C’est dans la continuité assumée de son passé d’ombres et de lumières que l’Europe puise, depuis soixante ans, les ressources de son avenir. Tel est l’engagement tacite que la première génération d’européens a pris envers les générations futures, qui le jour venu, en reconduiront à leur tour la promesse.


Je voudrais, pour conclure, m’adresser plus particulièrement aux jeunes lycéens allemands et français qui sont ici aujourd’hui : vous êtes le symbole concret et vivant de cette réconciliation mais vous êtes aussi le relais que nous vous passons avec confiance. Comme des milliers de lycéens européens, vous assumez ce devoir de mémoire. Je souhaite qu’avec vos professeurs, vous appreniez, vous compreniez ce que fut Auschwitz, afin que vous en en méditiez les leçons. Vous serez demain les citoyens qui à votre tour, auront la responsabilité de faire échec à tout ce qui pourrait conduire au même engrenage de la haine et de la violence, conduisant inéluctablement à la barbarie.

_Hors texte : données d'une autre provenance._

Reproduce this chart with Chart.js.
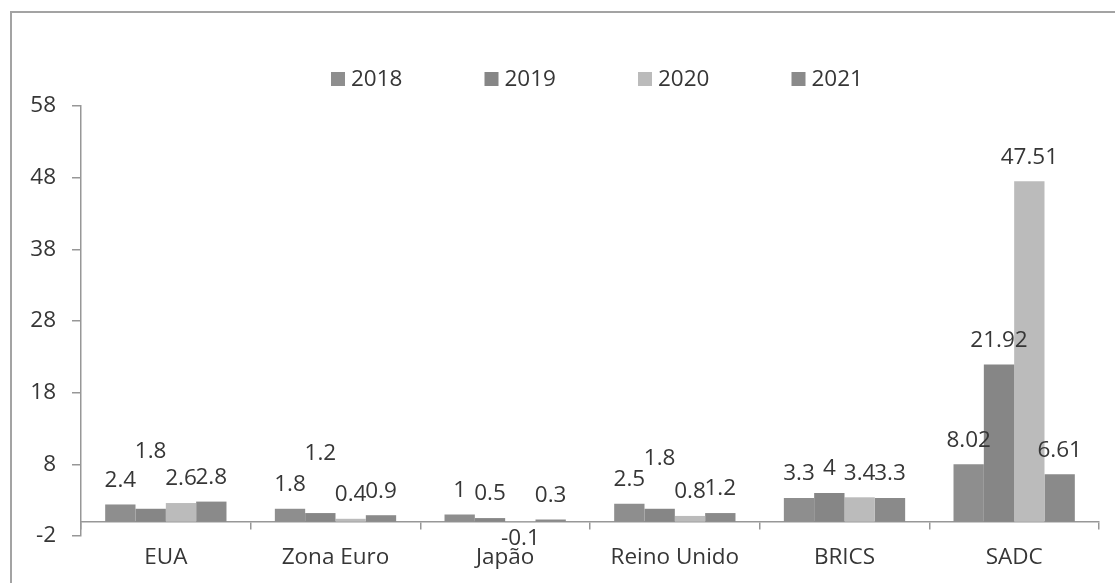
<!DOCTYPE html>
<html>
<head>
<meta charset="utf-8">
<script src="https://cdn.jsdelivr.net/npm/chart.js@4.4.1/dist/chart.umd.min.js"></script>
<style>
  html, body { margin: 0; padding: 0; background: #ffffff; overflow: hidden; }
  #wrap { position: relative; width: 1115px; height: 583px; overflow: hidden; background: #fff; }
  #frame { position: absolute; left: 10px; top: 11px; width: 1300px; height: 800px; border: 2px solid #a3a3a3; box-sizing: border-box; }
  canvas { position: absolute; left: 0; top: 0; }
</style>
</head>
<body>
<div id="wrap">
  <div id="frame"></div>
  <canvas id="c" width="1115" height="583"></canvas>
</div>
<script>
// ---- data ----
const categories = ['EUA', 'Zona Euro', 'Japão', 'Reino Unido', 'BRICS', 'SADC'];
const seriesNames = ['2018', '2019', '2020', '2021'];
const values2018 = [2.4, 1.8, 1, 2.5, 3.3, 8.02];
const values2019 = [1.8, 1.2, 0.5, 1.8, 4, 21.92];
const values2020 = [2.6, 0.4, -0.1, 0.8, 3.4, 47.51];
const values2021 = [2.8, 0.9, 0.3, 1.2, 3.3, 6.61];
const yTickValues = [-2, 8, 18, 28, 38, 48, 58];

const seriesColors = ['#8e8e8e', '#868686', '#bbbbbb', '#8a8a8a'];
const textColor = '#363636';
const axisColor = '#979797';
const FONT = "'Open Sans', 'Liberation Sans', sans-serif";
const FSIZE = 22.5;

const allValues = [values2018, values2019, values2020, values2021];

const datasets = seriesNames.map((name, i) => ({
  label: name,
  data: allValues[i],
  backgroundColor: seriesColors[i],
  borderWidth: 0,
  categoryPercentage: 0.715,
  barPercentage: 1.0
}));

// data labels (Excel-like, with a few labels lifted as in the original)
const labelPlugin = {
  id: 'barLabels',
  afterDatasetsDraw(chart, args, opts) {
    const ctx = chart.ctx;
    ctx.save();
    ctx.font = FSIZE + 'px ' + FONT;
    ctx.fillStyle = textColor;
    ctx.textAlign = 'center';
    ctx.textBaseline = 'middle';
    chart.data.datasets.forEach((ds, di) => {
      const meta = chart.getDatasetMeta(di);
      meta.data.forEach((el, i) => {
        const v = ds.data[i];
        const lift = (opts.lift[di] && opts.lift[di][i]) || 0;
        let y;
        if (v >= 0) y = el.y - opts.gap - lift;
        else y = el.y + opts.belowGap;
        ctx.fillText(String(v), el.x, y);
      });
    });
    ctx.restore();
  }
};

// legend drawn from datasets
const legendPlugin = {
  id: 'customLegend',
  afterDraw(chart, args, opts) {
    const ctx = chart.ctx;
    ctx.save();
    ctx.font = FSIZE + 'px ' + FONT;
    ctx.textBaseline = 'middle';
    ctx.textAlign = 'left';
    chart.data.datasets.forEach((ds, i) => {
      const x = opts.left + i * opts.spacing;
      ctx.fillStyle = ds.backgroundColor;
      ctx.fillRect(x, opts.y - 7, 14, 14);
      ctx.fillStyle = textColor;
      ctx.fillText(ds.label, x + 20, opts.y + 1);
    });
    ctx.restore();
  }
};

new Chart(document.getElementById('c'), {
  type: 'bar',
  data: { labels: categories, datasets },
  options: {
    responsive: false,
    animation: false,
    devicePixelRatio: 1,
    layout: { padding: { left: 0, right: 16, top: 106, bottom: 47 } },
    plugins: {
      legend: { display: false },
      tooltip: { enabled: false },
      barLabels: { gap: 24, belowGap: 16, lift: { 1: { 0: 33, 1: 35, 3: 26 } } },
      customLegend: { left: 331, spacing: 153.5, y: 79 }
    },
    scales: {
      x: {
        type: 'category',
        position: { y: 0 },
        grid: { display: true, drawOnChartArea: false, tickLength: 7, color: axisColor, lineWidth: 1.5, offset: true },
        border: { display: true, color: axisColor, width: 1.5 },
        ticks: { font: { family: FONT, size: FSIZE }, color: textColor, padding: 15, autoSkip: false, maxRotation: 0 }
      },
      y: {
        type: 'linear',
        min: -2,
        max: 58,
        afterBuildTicks(scale) { scale.ticks = yTickValues.map(v => ({ value: v })); },
        afterFit(scale) { scale.width = 81; },
        grid: { display: true, drawOnChartArea: false, tickLength: 9, color: axisColor, lineWidth: 1.5 },
        border: { display: true, color: axisColor, width: 1.5 },
        ticks: { font: { family: FONT, size: FSIZE }, color: textColor, padding: 16 }
      }
    }
  },
  plugins: [labelPlugin, legendPlugin]
});
</script>
</body>
</html>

Mais la jeunesse d’aujourd’hui, plus ouverte à l’ensemble du monde, plus solidaire de ceux dont les droits sont bafoués, instruits des atrocités du passé, saura je l’espère, tirer la leçon d’Auschwitz .


Je lui fais confiance. C’est à vous, jeunes Allemands, jeunes Européens qui êtes ici, que je m’adresse pour dire : n’oubliez pas le passé. C’est à vous désormais qu’appartient de faire l’Europe, une Europe des libertés, une Europe messagère de paix et de respect de la dignité humaine.